The US homebuilding sector could endure rocky economics if the Federal Reserve raises interest rates too high, too quickly, according to Fitch Ratings. Fitch is maintaining its long-standing forecast for the Fed to start raising its key interest rate in mid-2015, and for rate rises to follow a gradual path, reaching 2% by end-2016. We forecast the US economy to grow 3.1% in 2015 and 3.0% in 2016.
Rising interest rates may be a net negative for housing turnover and homebuilders. Interest rates often rise in an expanding economy. But meaningfully higher rates do affect affordability and a rapid increase in rates tends to dampen the psychology of home purchase. Lower home sales mean less revenues for the builders. Also, builders regularly issue debt to support land growth and development spending. Higher rates mean greater interest expense and, possibly, some pressure on earnings.
In the short term, however, a relatively sharp rise in rates may motivate indecisive buyers to get off the fence and commit, spurring short-term sales. Moderate rate rises accompanying US economic recovery could support the sector, although home price inflation may cool.
The homebuilder sector's higher-than-average risk profile reflects the cyclicality and seasonality of demand for housing, economic sensitivity, demographics and affordability. The few issuers with investment grade ratings typically have a long track record of low leverage or high liquidity. Conversely, issuers with lower ratings tend to have less financial flexibility, smaller size, limited geographic spread and less access to well-situated land.

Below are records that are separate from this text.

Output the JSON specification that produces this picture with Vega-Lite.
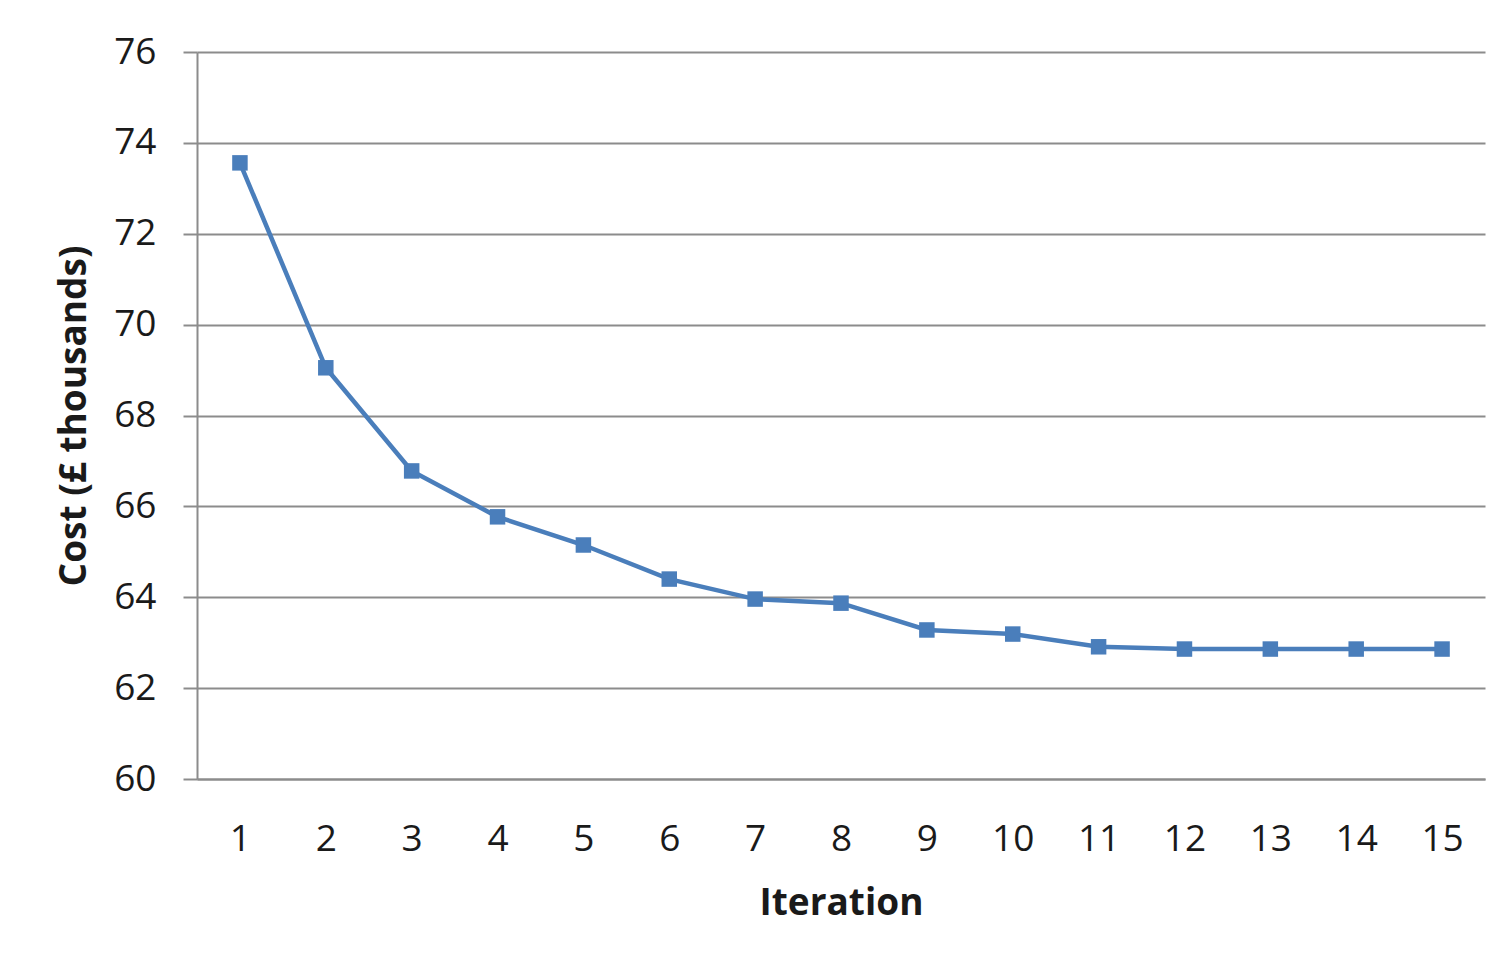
{
  "$schema": "https://vega.github.io/schema/vega-lite/v6.json",
  "autosize": {"type": "none"},
  "width": 1288,
  "height": 727,
  "padding": {"left": 197, "top": 52, "right": 25, "bottom": 183},
  "background": "white",
  "config": {
    "view": {"stroke": null},
    "font": "Open Sans"
  },
  "data": {
    "values": [
      {"Iteration": 1, "Cost": 73.56},
      {"Iteration": 2, "Cost": 69.05},
      {"Iteration": 3, "Cost": 66.78},
      {"Iteration": 4, "Cost": 65.77},
      {"Iteration": 5, "Cost": 65.15},
      {"Iteration": 6, "Cost": 64.4},
      {"Iteration": 7, "Cost": 63.96},
      {"Iteration": 8, "Cost": 63.87},
      {"Iteration": 9, "Cost": 63.28},
      {"Iteration": 10, "Cost": 63.19},
      {"Iteration": 11, "Cost": 62.91},
      {"Iteration": 12, "Cost": 62.86},
      {"Iteration": 13, "Cost": 62.86},
      {"Iteration": 14, "Cost": 62.86},
      {"Iteration": 15, "Cost": 62.86}
    ]
  },
  "encoding": {
    "x": {
      "field": "Iteration",
      "type": "ordinal",
      "scale": {"type": "point", "padding": 0.5},
      "axis": {
        "title": "Iteration",
        "labelAngle": 0,
        "labelFontSize": 37,
        "labelColor": "#1a1a1a",
        "labelPadding": 42,
        "ticks": false,
        "grid": false,
        "domainColor": "#8c8c8c",
        "domainWidth": 2,
        "titleFontSize": 37,
        "titleFontWeight": "bold",
        "titleColor": "#1a1a1a",
        "titlePadding": 28
      }
    },
    "y": {
      "field": "Cost",
      "type": "quantitative",
      "scale": {"domain": [60, 76], "nice": false, "zero": false},
      "axis": {
        "title": "Cost (£ thousands)",
        "values": [60, 62, 64, 66, 68, 70, 72, 74, 76],
        "labelFontSize": 37,
        "labelColor": "#1a1a1a",
        "labelPadding": 27,
        "tickSize": 14,
        "tickColor": "#8c8c8c",
        "tickWidth": 2,
        "gridColor": "#8c8c8c",
        "gridWidth": 2,
        "domainColor": "#8c8c8c",
        "domainWidth": 2,
        "titleFontSize": 37,
        "titleFontWeight": "bold",
        "titleColor": "#1a1a1a",
        "titlePadding": 20
      }
    }
  },
  "layer": [
    {"mark": {"type": "line", "color": "#4a7ebb", "strokeWidth": 4.5}},
    {"mark": {"type": "square", "color": "#4a7ebb", "filled": true, "opacity": 1, "size": 240}}
  ]
}
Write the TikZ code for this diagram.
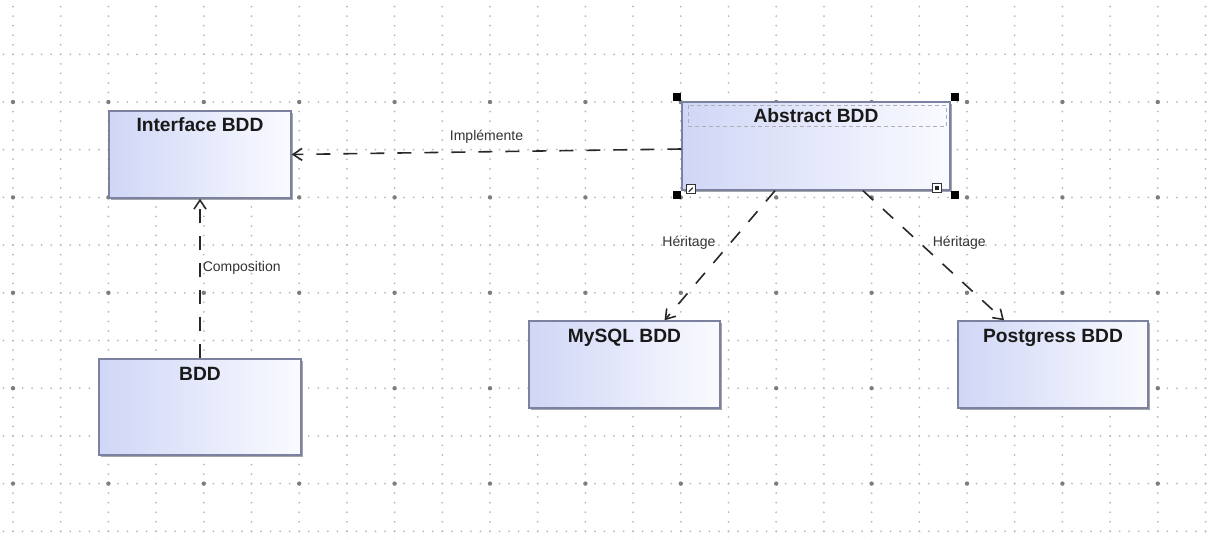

Other economic factors that influence the decision to buy a home include demographics, pent-up demand, rising income and improving consumer confidence. Thus, the effect of higher financing costs will be somewhat muted when rates rise due to a robust economy with healthy job growth (and perhaps better paying jobs) and personal income expansion, and when there is a lower-cost alternative in ARMs. If these are the motivating factors, housing metrics might still advance, perhaps even at a healthy pace, especially given recent loosening in credit qualification standards and lower fuel prices.